Killers of the Flower Moon di Martin Scorsese, presentato fuori concorso a Cannes 2023, racconta la vera storia del massacro della tribù indiana di Osage.

Dopo il trionfale passaggio a Cannes, il film uscirà finalmente nelle sale  italiane Giovedì 19 Ottobre, grazie a 01 Distribution.

Tratto dall’omonimo romanzo di David Grann uscito nel 2017, il film narra la vera storia di una serie di omicidi avvenuti in Oklahoma ai danni della Nazione Osage durante gli anni anni venti, dopo che la tribù aveva scoperto dei giacimenti di petrolio all’interno della riserva, con tutte le conseguenze che tale improvviso benessere gli porterà.

Lily Gladstone e Martin Scorsese

Interpretato da Leonardo DiCaprio, con Robert De Niro, Lily Gladstone, Jesse Plemons, Brendan Fraser e John Lithgow.

L’incontro tra DiCaprio e De Niro, diretti più volte in passato da Scorsese, è senza dubbio uno degli elementi da non perdere.

Nel corso della narrazione, spicca la protagonista femminile Lily Gladstone, nativa americana, per la cui mirabile interpretazione è possibile pronosticare un Oscar nel 2024; suo è il ruolo della moglie scelta dal protagonista DiCaprio per uno scopo tutto fuorché romantico.

Partendo dal libro, il cui titolo italiano è Gli assassini della terra rossa, la pellicola di Scorsese ci conduce all’interno di una storia ignota al pubblico europeo ma molto attuale: l’azione violenta e la repressione dei diritti di una popolazione per impadronirsi delle sue risorse, in questo caso del petrolio.

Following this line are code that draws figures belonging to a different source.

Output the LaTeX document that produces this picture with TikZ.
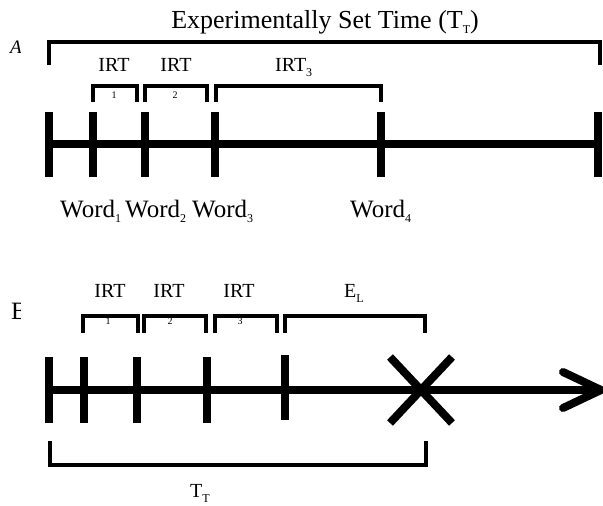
\documentclass[tikz,border=0pt]{standalone}
\usepackage{fontspec}
\setmainfont{Liberation Serif}
\usetikzlibrary{positioning, calc}

\newcommand{\lowsub}[1]{\raisebox{-5pt}{\fontsize{12}{12}\selectfont #1}}

\begin{document}
\begin{tikzpicture}[x=1pt, y=-1pt,
    axis/.style={line width=8pt},
    tickmark/.style={line width=8pt},
    bigbrace/.style={line width=4.5pt},
    brace/.style={line width=3.5pt},
    txt/.style={inner sep=0pt, font=\fontsize{20}{24}\selectfont},
    wordtxt/.style={inner sep=0pt, font=\fontsize{25}{28}\selectfont},
    tinysub/.style={inner sep=0pt, font=\fontsize{10}{10}\selectfont}]

    \useasboundingbox (0,0) rectangle (603,506);

    % ================= Panel labels (cut at the left edge) =================
    \begin{scope}
        \clip (0,0) rectangle (20,506);
        \node[txt, anchor=base west, font=\fontsize{19}{22}\selectfont\itshape] (labA) at (10,53) {A};
        \node[txt, anchor=base west, font=\fontsize{25}{28}\selectfont] (labB) at (11,319) {B};
    \end{scope}

    % ================= A: timeline =================
    \coordinate (A0) at (49,144);
    \coordinate (A1) at (93,144);
    \coordinate (A2) at (145,144);
    \coordinate (A3) at (215,144);
    \coordinate (A4) at (381,144);
    \coordinate (A5) at (598,144);

    \draw[axis] (A0) -- (A5);
    \foreach \t in {A0,A1,A2,A3,A4,A5}
        \draw[tickmark] (\t) ++(0,-32) -- ++(0,65);

    % total time bracket and title
    \node[txt, anchor=base, font=\fontsize{26}{28}\selectfont] (title) at (325,28) {Experimentally Set Time (T\lowsub{T})};
    \draw[bigbrace] ($(A0)+(0,-79)$) |- ($(A5)+(2,-102)$) -- ++(0,23);

    % IRT brackets
    \node[tinysub] (sa1) at (114,95) {1};
    \node[tinysub] (sa2) at (175,95) {2};
    \foreach \l/\r in {93/137, 145/207, 216/381}
        \draw[brace] (\l,102) |- (\r,86) -- (\r,102);
    \node[txt, anchor=base] (irtA1) at (114,71) {IRT};
    \node[txt, anchor=base] (irtA2) at (176,71) {IRT};
    \node[txt, anchor=base west] (irtA3) at (275,71) {IRT\lowsub{3}};

    % words
    \node[wordtxt, anchor=base west] (w1) at (60,217) {Word\lowsub{1}};
    \node[wordtxt, anchor=base west] (w2) at (125,217) {Word\lowsub{2}};
    \node[wordtxt, anchor=base west] (w3) at (192,217) {Word\lowsub{3}};
    \node[wordtxt, anchor=base west] (w4) at (350,217) {Word\lowsub{4}};

    % ================= B: timeline =================
    \coordinate (B0) at (49,390);
    \coordinate (B1) at (84,390);
    \coordinate (B2) at (137,390);
    \coordinate (B3) at (207,390);
    \coordinate (B4) at (285,390);
    \coordinate (Bx) at (421,390);
    \coordinate (Bend) at (601,390);

    \draw[axis] (B0) -- (Bend);
    \foreach \t in {B0,B1,B2,B3}
        \draw[tickmark] (\t) ++(0,-33) -- ++(0,66);
    \draw[tickmark] (B4) ++(0,-35) -- ++(0,65);

    % lapse mark and arrow head
    \draw[tickmark] ($(Bx)+(-31,-33)$) -- ($(Bx)+(31,33)$);
    \draw[tickmark] ($(Bx)+(-31,33)$) -- ($(Bx)+(31,-33)$);
    \draw[tickmark, line cap=round, line join=round] ($(Bend)+(-38,-18)$) -- (Bend) -- ++(-38,18);

    % IRT brackets
    \node[tinysub] (sb1) at (108,321) {1};
    \node[tinysub] (sb2) at (170,321) {2};
    \node[tinysub] (sb3) at (240,321) {3};
    \foreach \l/\r in {83/138, 144/206, 215/277, 285/425}
        \draw[brace] (\l,333) |- (\r,316) -- (\r,333);
    \node[txt, anchor=base] (irtB1) at (110,297) {IRT};
    \node[txt, anchor=base] (irtB2) at (169,297) {IRT};
    \node[txt, anchor=base] (irtB3) at (239,297) {IRT};
    \node[txt, anchor=base west] (lapse) at (344,297) {E\lowsub{L}};

    % total time bracket below
    \draw[brace] ($(B0)+(1,51)$) |- ($(Bx)+(5,75)$) -- ++(0,-24);
    \node[txt, anchor=base west] (total) at (190,497) {T\lowsub{T}};

\end{tikzpicture}
\end{document}
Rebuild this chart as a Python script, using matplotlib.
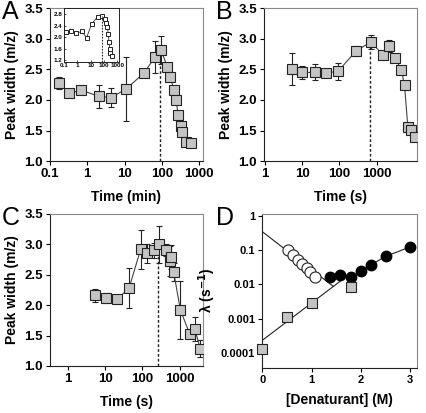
import numpy as np
import matplotlib
matplotlib.use("Agg")
import matplotlib.pyplot as plt
from matplotlib.ticker import FixedLocator, FixedFormatter, NullLocator

plt.rcParams['font.family'] = ['Liberation Sans', 'DejaVu Sans']
plt.rcParams['font.weight'] = 'bold'

# ── DATA ────────────────────────────────────────────────────────────────
# Panel A (time in min)
a_t   = [0.17, 0.33, 0.7, 2.0, 4.4, 11, 33, 65, 96, 138, 170, 206, 238, 276, 326, 356, 443, 600]
a_w   = [2.28, 2.11, 2.16, 2.06, 2.04, 2.18, 2.44, 2.70, 2.82, 2.54, 2.38, 2.17, 2.00, 1.75, 1.57, 1.48, 1.32, 1.29]
a_err = [0.10, 0.04, 0.03, 0.19, 0.15, 0.53, 0.0, 0.26, 0.23, 0.05, 0.05, 0.06, 0.06, 0.05, 0.05, 0.04, 0.04, 0.04]
a_peak = 90

# Panel A inset
ai_t = [0.15, 0.35, 0.78, 2.2, 4.9, 12, 33, 72, 127, 150, 180, 205, 235, 265, 300, 400]
ai_w = [2.18, 2.22, 2.14, 2.20, 1.99, 2.47, 2.70, 2.72, 2.64, 2.50, 2.35, 2.10, 1.85, 1.60, 1.45, 1.35]
ai_peak = 65

# Panel B (time in s)
b_t   = [5.3, 10, 22, 45, 93, 277, 700, 1450, 2190, 3180, 4540, 5550, 6830, 8400, 10300]
b_w   = [2.50, 2.45, 2.45, 2.44, 2.47, 2.80, 2.95, 2.74, 2.88, 2.68, 2.49, 2.24, 1.55, 1.51, 1.40]
b_err = [0.26, 0.11, 0.13, 0.05, 0.14, 0.08, 0.11, 0.06, 0.10, 0.06, 0.0, 0.0, 0.0, 0.0, 0.0]
b_peak = 680

# Panel C (time in s)
c_t   = [5.5, 10.7, 21, 44, 90, 135, 200, 273, 423, 540, 600, 690, 1050, 1860, 2550, 3600]
c_w   = [2.16, 2.12, 2.10, 2.28, 2.92, 2.85, 2.90, 3.00, 2.90, 2.73, 2.79, 2.55, 1.92, 1.53, 1.61, 1.28]
c_err = [0.11, 0.08, 0.0, 0.33, 0.32, 0.16, 0.12, 0.30, 0.10, 0.25, 0.20, 0.15, 0.47, 0.05, 0.20, 0.14]
c_peak = 255

# Panel D (rates vs denaturant)
d_sq_x = [0.0, 0.5, 1.0, 1.8]
d_sq_y = [1.25e-4, 1.15e-3, 2.9e-3, 8.2e-3]
d_open_x = [0.52, 0.62, 0.72, 0.80, 0.90, 0.97, 1.08]
d_open_y = [0.10, 0.072, 0.052, 0.040, 0.031, 0.023, 0.016]
d_fill_x = [1.37, 1.58, 1.80, 2.00, 2.20, 2.50, 3.00]
d_fill_y = [0.016, 0.019, 0.017, 0.024, 0.037, 0.066, 0.125]
d_fold_fit_x = [0.0, 1.44]
d_fold_fit_y = [0.35, 0.0088]
d_unf_fit_x = [0.0, 1.60]
d_unf_fit_y = [2.3e-4, 1.3e-2]

SQ = dict(marker='s', ms=7, mfc='#c4c4c4', mec='#222222', mew=0.8)
LINE = dict(color='#444444', lw=0.8)
ERR = dict(ecolor='#222222', elinewidth=0.8, capsize=2.5, capthick=0.8)
TICK_FS = 9.5


def style(ax, fs=TICK_FS):
    for s in ['top', 'right']:
        ax.spines[s].set_color('#888888')
    for s in ['left', 'bottom']:
        ax.spines[s].set_color('#222222')
    ax.tick_params(direction='out', length=3, width=0.8, labelsize=fs, pad=2)
    for lab in ax.get_xticklabels() + ax.get_yticklabels():
        lab.set_fontweight('bold')


def peak_panel(ax, t, w, err, peak, xlim, xticks, xlabels, xlab):
    ax.plot(t, w, **LINE, zorder=2)
    e = np.array(err)
    ax.errorbar(t, w, yerr=e, fmt='none', **ERR, zorder=1)
    ax.plot(t, w, ls='none', **SQ, zorder=3)
    ax.vlines(peak, 1.0, np.interp(np.log10(peak), np.log10(t), w), colors='#222222',
              linestyles=(0, (2, 1.5)), lw=1.0, zorder=1)
    ax.set_xscale('log')
    ax.set_xlim(*xlim)
    ax.set_ylim(1.0, 3.5)
    ax.xaxis.set_major_locator(FixedLocator(xticks))
    ax.xaxis.set_major_formatter(FixedFormatter(xlabels))
    ax.xaxis.set_minor_locator(NullLocator())
    ax.set_yticks([1.0, 1.5, 2.0, 2.5, 3.0, 3.5])
    ax.set_yticklabels(['1.0', '1.5', '2.0', '2.5', '3.0', '3.5'])
    ax.set_xlabel(xlab, fontsize=10, fontweight='bold', labelpad=7)
    ax.set_ylabel('Peak width (m/z)', fontsize=10, fontweight='bold', labelpad=4)
    style(ax)


fig = plt.figure(figsize=(4.27, 4.13), dpi=100)

axA = fig.add_axes([0.117, 0.610, 0.358, 0.370])
peak_panel(axA, a_t, a_w, a_err, a_peak, (0.1, 1250),
           [0.1, 1, 10, 100, 1000], ['0.1', '1', '10', '100', '1000'], 'Time (min)')

axB = fig.add_axes([0.618, 0.610, 0.358, 0.370])
peak_panel(axB, b_t, b_w, b_err, b_peak, (0.95, 11800),
           [1, 10, 100, 1000], ['1', '10', '100', '1000'], 'Time (s)')

axC = fig.add_axes([0.117, 0.114, 0.358, 0.368])
peak_panel(axC, c_t, c_w, c_err, c_peak, (0.33, 4200),
           [1, 10, 100, 1000], ['1', '10', '100', '1000'], 'Time (s)')

# inset in A
axI = fig.add_axes([0.150, 0.850, 0.128, 0.130])
axI.plot(ai_t, ai_w, color='#333333', lw=0.6)
axI.plot(ai_t, ai_w, ls='none', marker='s', ms=3.2, mfc='white', mec='#222222', mew=0.7)
axI.vlines(ai_peak, 1.15, 2.72, colors='#222222', linestyles=(0, (1.5, 1.2)), lw=0.8)
axI.set_xscale('log')
axI.set_xlim(0.1, 1250)
axI.set_ylim(1.15, 3.0)
axI.xaxis.set_major_locator(FixedLocator([0.1, 1, 10, 100, 1000]))
axI.xaxis.set_major_formatter(FixedFormatter(['0.1', '1', '10', '100', '1000']))
axI.xaxis.set_minor_locator(NullLocator())
axI.set_yticks([1.2, 1.6, 2.0, 2.4, 2.8])
axI.set_yticklabels(['1.2', '1.6', '2.0', '2.4', '2.8'])
for s in axI.spines.values():
    s.set_color('#222222')
    s.set_linewidth(0.7)
axI.tick_params(direction='in', length=1.5, width=0.5, labelsize=4.5, pad=1)

# panel D
axD = fig.add_axes([0.614, 0.110, 0.363, 0.372])
axD.plot(d_fold_fit_x, d_fold_fit_y, color='#222222', lw=0.8, zorder=1)
axD.plot(d_unf_fit_x, d_unf_fit_y, color='#222222', lw=0.8, zorder=1)
axD.plot(d_fill_x, d_fill_y, color='#222222', lw=0.8, zorder=1)
axD.errorbar(d_open_x, d_open_y, yerr=np.array(d_open_y) * 0.15, fmt='none',
             ecolor='#333333', elinewidth=0.6, capsize=1.5, zorder=1)
axD.plot(d_open_x, d_open_y, ls='none', marker='o', ms=8, mfc='white',
         mec='#222222', mew=0.8, zorder=3)
axD.plot(d_fill_x, d_fill_y, ls='none', marker='o', ms=7.5, mfc='black',
         mec='black', zorder=3)
axD.plot(d_sq_x, d_sq_y, ls='none', clip_on=False, zorder=4, **SQ)
axD.set_yscale('log')
axD.set_ylim(3.7e-5, 1.15)
axD.set_xlim(0, 3.14)
axD.set_yticks([1e-4, 1e-3, 1e-2, 1e-1, 1])
axD.set_yticklabels(['0.0001', '0.001', '0.01', '0.1', '1'])
axD.yaxis.set_minor_locator(NullLocator())
axD.set_xticks([0, 1, 2, 3])
axD.set_xlabel('[Denaturant] (M)', fontsize=10, fontweight='bold', labelpad=6)
axD.set_ylabel('λ (s$^{\\mathbf{-1}}$)', fontsize=10, fontweight='bold', labelpad=2)
style(axD, fs=8)

for x, y, lab in [(0.005, 1.0, 'A'), (0.505, 1.0, 'B'), (0.005, 0.502, 'C'), (0.505, 0.502, 'D')]:
    fig.text(x, y, lab, fontsize=18, fontweight='normal', va='top', ha='left')

fig.savefig('out.png', dpi=100)
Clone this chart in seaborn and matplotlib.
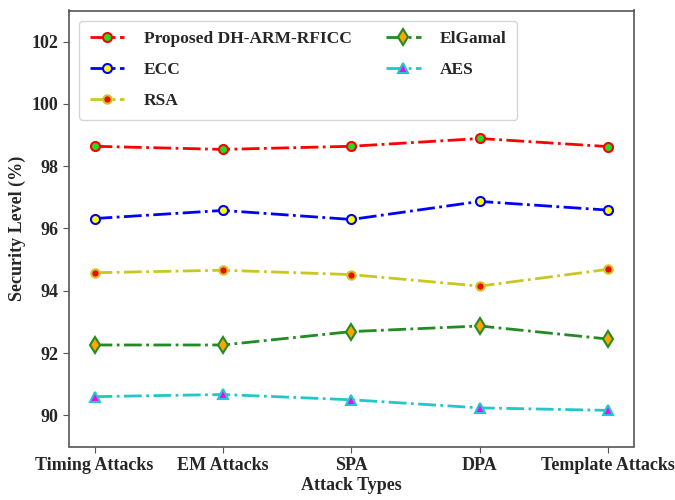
import matplotlib
matplotlib.use("Agg")
import matplotlib.pyplot as plt
import seaborn as sns
import pandas as pd

attack_types = ["Timing Attacks", "EM Attacks", "SPA", "DPA", "Template Attacks"]
proposed = [98.64, 98.54, 98.64, 98.89, 98.63]
ecc = [96.32, 96.58, 96.29, 96.87, 96.59]
rsa = [94.58, 94.66, 94.52, 94.15, 94.69]
elgamal = [92.26, 92.26, 92.69, 92.87, 92.45]
aes = [90.60, 90.67, 90.50, 90.24, 90.16]

series_names = ["Proposed DH-ARM-RFICC", "ECC", "RSA", "ElGamal", "AES"]
series_values = [proposed, ecc, rsa, elgamal, aes]

styles = {
    "Proposed DH-ARM-RFICC": dict(color="red", marker="o", mfc="#22dd22", mec="red", ms=6.5),
    "ECC": dict(color="blue", marker="o", mfc="yellow", mec="blue", ms=6.5),
    "RSA": dict(color="#c8c820", marker="o", mfc="red", mec="#c8c820", ms=6),
    "ElGamal": dict(color="#228B22", marker="d", mfc="orange", mec="#228B22", ms=8),
    "AES": dict(color="#20c8c8", marker="^", mfc="magenta", mec="#20c8c8", ms=6.5),
}

sns.set_style("ticks")
plt.rcParams["font.family"] = ["Liberation Serif", "DejaVu Serif"]
plt.rcParams["font.weight"] = "bold"

fig = plt.figure(figsize=(6.75, 5.0), dpi=100)
ax = fig.add_axes([0.102, 0.107, 0.837, 0.872])

for name, vals in zip(series_names, series_values):
    df = pd.DataFrame({"Attack": attack_types, "Value": vals})
    st = styles[name]
    sns.lineplot(data=df, x="Attack", y="Value", ax=ax, label=name,
                 color=st["color"], linestyle="-.", linewidth=2,
                 marker=st["marker"], markerfacecolor=st["mfc"],
                 markeredgecolor=st["mec"], markersize=st["ms"],
                 markeredgewidth=1.5, sort=False)

ax.set_ylim(89, 103)
ax.set_yticks([90, 92, 94, 96, 98, 100, 102])
ax.set_xlabel("Attack Types", fontsize=13, fontweight="bold", labelpad=2)
ax.set_ylabel("Security Level (%)", fontsize=13, fontweight="bold")
ax.tick_params(axis="both", labelsize=13, length=4, color="#555555")
for lbl in ax.get_xticklabels() + ax.get_yticklabels():
    lbl.set_fontweight("bold")
for sp in ax.spines.values():
    sp.set_color("#555555")
    sp.set_linewidth(1.2)

ax.legend(loc="upper left", ncol=2, prop={"size": 12.5, "weight": "bold"},
          frameon=True, fancybox=True, columnspacing=2.0, handlelength=2.0,
          handletextpad=1.1, labelspacing=0.85, borderaxespad=0.6,
          borderpad=0.6)

fig.savefig("out.png", dpi=100)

All’interno del film vediamo comparire molte figure storiche dell’epoca, a partire dall’agente FBI della neonata agenzia fondata da J.Edgar Hoover.

La trama si sviluppa in modo diverso rispetto al libro da cui è tratta, per una precisa scelta registica di Scorsese, il quale porta sul grande schermo  una di quelle storie epiche che ci ricordano molto il nostro Sergio Leone, con scene in campo aperto, attente ricostruzioni storiche ed un velato tocco di malinconia.

Incroci  della pellicola in bianco e nero scelti per raccontarci come l’improvvisa ricchezza porta gli indiani (termine non esatto, visto che dovremmo parlare di nativi americani) dell’Osage Nation, a spendere in gioielli e lussuose auto la loro fortuna e ad essere sfruttati in realtà da avidi bianchi che lavorando all’interno delle loro concessioni lentamente cercano di impadronirsi della loro terra ricca di petrolio, attraverso matrimoni o direttamente assoldando degli assassini.

Leonardo DiCaprio e Lily Gladstone

La pellicola di Scorsese è una lenta ed implacabile storia sullo sfruttamento da parte degli uomini bianchi che spogliano lentamente la nazione Osage della sua ricchezza e di tutte quelle quelle che gli avidi venditori gli hanno fornito; l’ennesimo capitolo di una storia criminale degli Stati Uniti, definita dallo stesso Ministero di Giustizia dell’epoca come una delle peggiori pagine della storia della nazione.

Scorsese, questa volta, non ci regala eroi o cattivi; la sua è una fredda e spietata analisi degli eventi realmente accaduti, pervasa da un tocco di malinconia, con lo sguardo sempre rivolto a quegli uomini che si comportano come lupi feroci, a partire dalle loro smorfie facciali.

La tribù Osage subisce, nella sua perdita di innocenza, tutta la corruzione del denaro, dell’alcool e di tutto ciò che di negativo l’uomo bianco è riuscito a portare con sé, in nome della ricerca del profitto.

Un film che resterà di certo in una delle grandi pagine di storia del cinema, restituendo al pubblico di oggi una storia all’apparenza lontana ma in realtà sempre presente nell’evoluzione del genere umano, quella di un popolo prevaricato al punto da portarlo quasi sull’orlo del genocidio, pur di impadronirsi delle sue preziose risorse.

Tutto è perfetto nell’epopea di Scorsese, anche la giusta durata temporale di impegno per lo spettatore; siamo di fronte ad una pellicola di cui il sommo maestro Sergio Leone avrebbe sicuramente apprezzato i toni crepuscolari e, last but not least, un finale inaspettato con il quale il regista si consegna al cinema, al suo pubblico ed all’immortalità che la settima arte regala ai grandi.